Work to be completed.
Repeat every line of the material, character for character.

Source material.
┄┄┄┄┄┄┄┄┄┄

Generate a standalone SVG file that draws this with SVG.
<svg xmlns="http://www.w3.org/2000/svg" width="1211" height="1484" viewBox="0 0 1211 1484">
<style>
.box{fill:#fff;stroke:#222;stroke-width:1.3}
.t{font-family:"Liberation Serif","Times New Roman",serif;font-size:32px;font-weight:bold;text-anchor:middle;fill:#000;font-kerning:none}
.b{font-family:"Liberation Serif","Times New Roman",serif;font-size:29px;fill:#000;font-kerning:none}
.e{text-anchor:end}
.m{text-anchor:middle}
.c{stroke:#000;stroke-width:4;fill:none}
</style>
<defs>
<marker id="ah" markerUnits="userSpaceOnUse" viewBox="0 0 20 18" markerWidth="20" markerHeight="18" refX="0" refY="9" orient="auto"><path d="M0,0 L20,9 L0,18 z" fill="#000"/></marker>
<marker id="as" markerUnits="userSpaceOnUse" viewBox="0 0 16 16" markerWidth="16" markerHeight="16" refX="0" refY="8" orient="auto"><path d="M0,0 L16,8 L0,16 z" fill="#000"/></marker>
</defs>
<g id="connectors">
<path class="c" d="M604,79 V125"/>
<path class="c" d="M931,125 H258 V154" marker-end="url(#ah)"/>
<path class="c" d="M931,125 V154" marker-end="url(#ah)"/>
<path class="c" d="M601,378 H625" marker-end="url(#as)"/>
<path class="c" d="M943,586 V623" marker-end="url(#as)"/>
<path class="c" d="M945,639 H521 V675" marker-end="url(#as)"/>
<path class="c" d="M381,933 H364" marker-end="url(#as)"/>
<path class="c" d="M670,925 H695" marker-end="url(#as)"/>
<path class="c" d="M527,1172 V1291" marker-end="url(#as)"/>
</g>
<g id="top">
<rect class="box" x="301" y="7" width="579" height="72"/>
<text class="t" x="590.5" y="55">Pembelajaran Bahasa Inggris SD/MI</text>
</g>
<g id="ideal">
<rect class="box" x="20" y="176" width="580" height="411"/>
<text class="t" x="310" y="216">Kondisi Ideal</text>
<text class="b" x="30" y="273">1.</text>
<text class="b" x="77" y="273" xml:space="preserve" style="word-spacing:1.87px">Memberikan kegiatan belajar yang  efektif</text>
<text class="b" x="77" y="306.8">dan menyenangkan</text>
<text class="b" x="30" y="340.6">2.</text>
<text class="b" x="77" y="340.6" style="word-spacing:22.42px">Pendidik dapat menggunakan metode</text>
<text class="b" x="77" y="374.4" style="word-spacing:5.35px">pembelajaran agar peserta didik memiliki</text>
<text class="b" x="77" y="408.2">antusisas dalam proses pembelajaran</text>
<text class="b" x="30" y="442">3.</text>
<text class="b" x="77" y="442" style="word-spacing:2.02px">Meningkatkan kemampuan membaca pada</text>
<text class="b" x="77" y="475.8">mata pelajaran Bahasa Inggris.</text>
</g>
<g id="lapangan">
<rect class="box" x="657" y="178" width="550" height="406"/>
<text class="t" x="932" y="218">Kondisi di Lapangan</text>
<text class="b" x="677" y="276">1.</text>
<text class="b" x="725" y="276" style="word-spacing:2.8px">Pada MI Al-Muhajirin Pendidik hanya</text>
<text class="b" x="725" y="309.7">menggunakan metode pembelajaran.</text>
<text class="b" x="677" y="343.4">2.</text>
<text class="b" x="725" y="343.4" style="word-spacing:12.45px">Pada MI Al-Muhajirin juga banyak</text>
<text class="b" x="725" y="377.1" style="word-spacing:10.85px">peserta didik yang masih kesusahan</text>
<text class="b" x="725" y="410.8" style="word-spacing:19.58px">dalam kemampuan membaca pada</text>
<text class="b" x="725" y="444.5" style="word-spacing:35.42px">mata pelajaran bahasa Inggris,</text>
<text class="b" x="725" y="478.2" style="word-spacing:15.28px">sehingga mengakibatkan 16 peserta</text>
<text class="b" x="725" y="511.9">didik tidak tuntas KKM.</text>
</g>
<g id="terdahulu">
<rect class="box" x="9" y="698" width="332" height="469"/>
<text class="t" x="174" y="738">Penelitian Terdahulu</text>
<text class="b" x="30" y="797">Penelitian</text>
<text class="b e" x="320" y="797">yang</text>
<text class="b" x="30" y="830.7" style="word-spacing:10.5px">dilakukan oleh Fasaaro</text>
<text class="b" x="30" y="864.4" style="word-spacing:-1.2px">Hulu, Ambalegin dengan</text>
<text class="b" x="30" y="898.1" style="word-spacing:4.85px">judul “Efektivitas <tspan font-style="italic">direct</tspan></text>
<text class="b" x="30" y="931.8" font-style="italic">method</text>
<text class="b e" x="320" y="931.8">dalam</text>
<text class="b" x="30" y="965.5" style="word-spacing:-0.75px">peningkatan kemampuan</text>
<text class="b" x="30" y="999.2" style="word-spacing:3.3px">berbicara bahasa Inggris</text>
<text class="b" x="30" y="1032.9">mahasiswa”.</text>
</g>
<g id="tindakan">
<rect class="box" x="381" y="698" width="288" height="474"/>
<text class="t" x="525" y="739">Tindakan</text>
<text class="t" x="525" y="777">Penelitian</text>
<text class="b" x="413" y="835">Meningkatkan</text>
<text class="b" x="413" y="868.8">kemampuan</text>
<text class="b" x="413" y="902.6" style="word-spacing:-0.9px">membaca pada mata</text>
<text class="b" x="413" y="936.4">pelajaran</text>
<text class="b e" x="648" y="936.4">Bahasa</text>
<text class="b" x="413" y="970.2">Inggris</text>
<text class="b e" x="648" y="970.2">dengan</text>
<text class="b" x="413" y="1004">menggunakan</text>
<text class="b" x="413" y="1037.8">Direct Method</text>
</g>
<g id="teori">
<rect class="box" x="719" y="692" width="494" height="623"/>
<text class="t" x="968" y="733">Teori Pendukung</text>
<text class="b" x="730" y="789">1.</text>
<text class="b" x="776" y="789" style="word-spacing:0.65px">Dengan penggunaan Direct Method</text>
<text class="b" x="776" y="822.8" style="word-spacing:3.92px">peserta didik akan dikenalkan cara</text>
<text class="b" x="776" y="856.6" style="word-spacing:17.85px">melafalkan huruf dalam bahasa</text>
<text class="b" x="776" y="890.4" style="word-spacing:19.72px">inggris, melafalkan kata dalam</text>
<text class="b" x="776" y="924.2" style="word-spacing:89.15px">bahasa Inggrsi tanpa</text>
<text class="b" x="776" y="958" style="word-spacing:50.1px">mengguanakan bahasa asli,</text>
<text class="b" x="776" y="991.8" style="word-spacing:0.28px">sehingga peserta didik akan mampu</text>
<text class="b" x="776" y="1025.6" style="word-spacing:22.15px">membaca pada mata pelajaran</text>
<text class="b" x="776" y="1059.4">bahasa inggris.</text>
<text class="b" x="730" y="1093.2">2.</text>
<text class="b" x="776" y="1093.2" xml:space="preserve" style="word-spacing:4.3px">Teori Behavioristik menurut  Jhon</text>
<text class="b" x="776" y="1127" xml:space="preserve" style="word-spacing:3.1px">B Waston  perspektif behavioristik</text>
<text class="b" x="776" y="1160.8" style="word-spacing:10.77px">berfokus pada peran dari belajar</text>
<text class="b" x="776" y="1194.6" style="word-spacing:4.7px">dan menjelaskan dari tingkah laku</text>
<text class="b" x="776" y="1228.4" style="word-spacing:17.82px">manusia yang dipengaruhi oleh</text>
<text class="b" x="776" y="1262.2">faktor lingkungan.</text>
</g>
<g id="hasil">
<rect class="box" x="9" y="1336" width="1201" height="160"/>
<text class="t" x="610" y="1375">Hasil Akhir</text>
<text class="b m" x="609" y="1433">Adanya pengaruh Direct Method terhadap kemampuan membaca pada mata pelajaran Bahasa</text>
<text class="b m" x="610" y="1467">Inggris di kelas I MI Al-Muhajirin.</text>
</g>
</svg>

┄┄┄┄┄┄┄┄┄┄

Answer to this problem.
Generate a standalone SVG file that draws this with SVG.
<svg xmlns="http://www.w3.org/2000/svg" width="1211" height="1484" viewBox="0 0 1211 1484">
<style>
.box{fill:#fff;stroke:#222;stroke-width:1.3}
.t{font-family:"Liberation Serif","Times New Roman",serif;font-size:32px;font-weight:bold;text-anchor:middle;fill:#000;font-kerning:none}
.b{font-family:"Liberation Serif","Times New Roman",serif;font-size:29px;fill:#000;font-kerning:none}
.e{text-anchor:end}
.m{text-anchor:middle}
.c{stroke:#000;stroke-width:4;fill:none}
</style>
<defs>
<marker id="ah" markerUnits="userSpaceOnUse" viewBox="0 0 20 18" markerWidth="20" markerHeight="18" refX="0" refY="9" orient="auto"><path d="M0,0 L20,9 L0,18 z" fill="#000"/></marker>
<marker id="as" markerUnits="userSpaceOnUse" viewBox="0 0 16 16" markerWidth="16" markerHeight="16" refX="0" refY="8" orient="auto"><path d="M0,0 L16,8 L0,16 z" fill="#000"/></marker>
</defs>
<g id="connectors">
<path class="c" d="M604,79 V125"/>
<path class="c" d="M931,125 H258 V154" marker-end="url(#ah)"/>
<path class="c" d="M931,125 V154" marker-end="url(#ah)"/>
<path class="c" d="M601,378 H625" marker-end="url(#as)"/>
<path class="c" d="M943,586 V623" marker-end="url(#as)"/>
<path class="c" d="M945,639 H521 V675" marker-end="url(#as)"/>
<path class="c" d="M381,933 H364" marker-end="url(#as)"/>
<path class="c" d="M670,925 H695" marker-end="url(#as)"/>
<path class="c" d="M527,1172 V1291" marker-end="url(#as)"/>
</g>
<g id="top">
<rect class="box" x="301" y="7" width="579" height="72"/>
<text class="t" x="590.5" y="55">Pembelajaran Bahasa Inggris SD/MI</text>
</g>
<g id="ideal">
<rect class="box" x="20" y="176" width="580" height="411"/>
<text class="t" x="310" y="216">Kondisi Ideal</text>
<text class="b" x="30" y="273">1.</text>
<text class="b" x="77" y="273" xml:space="preserve" style="word-spacing:1.87px">Memberikan kegiatan belajar yang  efektif</text>
<text class="b" x="77" y="306.8">dan menyenangkan</text>
<text class="b" x="30" y="340.6">2.</text>
<text class="b" x="77" y="340.6" style="word-spacing:22.42px">Pendidik dapat menggunakan metode</text>
<text class="b" x="77" y="374.4" style="word-spacing:5.35px">pembelajaran agar peserta didik memiliki</text>
<text class="b" x="77" y="408.2">antusisas dalam proses pembelajaran</text>
<text class="b" x="30" y="442">3.</text>
<text class="b" x="77" y="442" style="word-spacing:2.02px">Meningkatkan kemampuan membaca pada</text>
<text class="b" x="77" y="475.8">mata pelajaran Bahasa Inggris.</text>
</g>
<g id="lapangan">
<rect class="box" x="657" y="178" width="550" height="406"/>
<text class="t" x="932" y="218">Kondisi di Lapangan</text>
<text class="b" x="677" y="276">1.</text>
<text class="b" x="725" y="276" style="word-spacing:2.8px">Pada MI Al-Muhajirin Pendidik hanya</text>
<text class="b" x="725" y="309.7">menggunakan metode pembelajaran.</text>
<text class="b" x="677" y="343.4">2.</text>
<text class="b" x="725" y="343.4" style="word-spacing:12.45px">Pada MI Al-Muhajirin juga banyak</text>
<text class="b" x="725" y="377.1" style="word-spacing:10.85px">peserta didik yang masih kesusahan</text>
<text class="b" x="725" y="410.8" style="word-spacing:19.58px">dalam kemampuan membaca pada</text>
<text class="b" x="725" y="444.5" style="word-spacing:35.42px">mata pelajaran bahasa Inggris,</text>
<text class="b" x="725" y="478.2" style="word-spacing:15.28px">sehingga mengakibatkan 16 peserta</text>
<text class="b" x="725" y="511.9">didik tidak tuntas KKM.</text>
</g>
<g id="terdahulu">
<rect class="box" x="9" y="698" width="332" height="469"/>
<text class="t" x="174" y="738">Penelitian Terdahulu</text>
<text class="b" x="30" y="797">Penelitian</text>
<text class="b e" x="320" y="797">yang</text>
<text class="b" x="30" y="830.7" style="word-spacing:10.5px">dilakukan oleh Fasaaro</text>
<text class="b" x="30" y="864.4" style="word-spacing:-1.2px">Hulu, Ambalegin dengan</text>
<text class="b" x="30" y="898.1" style="word-spacing:4.85px">judul “Efektivitas <tspan font-style="italic">direct</tspan></text>
<text class="b" x="30" y="931.8" font-style="italic">method</text>
<text class="b e" x="320" y="931.8">dalam</text>
<text class="b" x="30" y="965.5" style="word-spacing:-0.75px">peningkatan kemampuan</text>
<text class="b" x="30" y="999.2" style="word-spacing:3.3px">berbicara bahasa Inggris</text>
<text class="b" x="30" y="1032.9">mahasiswa”.</text>
</g>
<g id="tindakan">
<rect class="box" x="381" y="698" width="288" height="474"/>
<text class="t" x="525" y="739">Tindakan</text>
<text class="t" x="525" y="777">Penelitian</text>
<text class="b" x="413" y="835">Meningkatkan</text>
<text class="b" x="413" y="868.8">kemampuan</text>
<text class="b" x="413" y="902.6" style="word-spacing:-0.9px">membaca pada mata</text>
<text class="b" x="413" y="936.4">pelajaran</text>
<text class="b e" x="648" y="936.4">Bahasa</text>
<text class="b" x="413" y="970.2">Inggris</text>
<text class="b e" x="648" y="970.2">dengan</text>
<text class="b" x="413" y="1004">menggunakan</text>
<text class="b" x="413" y="1037.8">Direct Method</text>
</g>
<g id="teori">
<rect class="box" x="719" y="692" width="494" height="623"/>
<text class="t" x="968" y="733">Teori Pendukung</text>
<text class="b" x="730" y="789">1.</text>
<text class="b" x="776" y="789" style="word-spacing:0.65px">Dengan penggunaan Direct Method</text>
<text class="b" x="776" y="822.8" style="word-spacing:3.92px">peserta didik akan dikenalkan cara</text>
<text class="b" x="776" y="856.6" style="word-spacing:17.85px">melafalkan huruf dalam bahasa</text>
<text class="b" x="776" y="890.4" style="word-spacing:19.72px">inggris, melafalkan kata dalam</text>
<text class="b" x="776" y="924.2" style="word-spacing:89.15px">bahasa Inggrsi tanpa</text>
<text class="b" x="776" y="958" style="word-spacing:50.1px">mengguanakan bahasa asli,</text>
<text class="b" x="776" y="991.8" style="word-spacing:0.28px">sehingga peserta didik akan mampu</text>
<text class="b" x="776" y="1025.6" style="word-spacing:22.15px">membaca pada mata pelajaran</text>
<text class="b" x="776" y="1059.4">bahasa inggris.</text>
<text class="b" x="730" y="1093.2">2.</text>
<text class="b" x="776" y="1093.2" xml:space="preserve" style="word-spacing:4.3px">Teori Behavioristik menurut  Jhon</text>
<text class="b" x="776" y="1127" xml:space="preserve" style="word-spacing:3.1px">B Waston  perspektif behavioristik</text>
<text class="b" x="776" y="1160.8" style="word-spacing:10.77px">berfokus pada peran dari belajar</text>
<text class="b" x="776" y="1194.6" style="word-spacing:4.7px">dan menjelaskan dari tingkah laku</text>
<text class="b" x="776" y="1228.4" style="word-spacing:17.82px">manusia yang dipengaruhi oleh</text>
<text class="b" x="776" y="1262.2">faktor lingkungan.</text>
</g>
<g id="hasil">
<rect class="box" x="9" y="1336" width="1201" height="160"/>
<text class="t" x="610" y="1375">Hasil Akhir</text>
<text class="b m" x="609" y="1433">Adanya pengaruh Direct Method terhadap kemampuan membaca pada mata pelajaran Bahasa</text>
<text class="b m" x="610" y="1467">Inggris di kelas I MI Al-Muhajirin.</text>
</g>
</svg>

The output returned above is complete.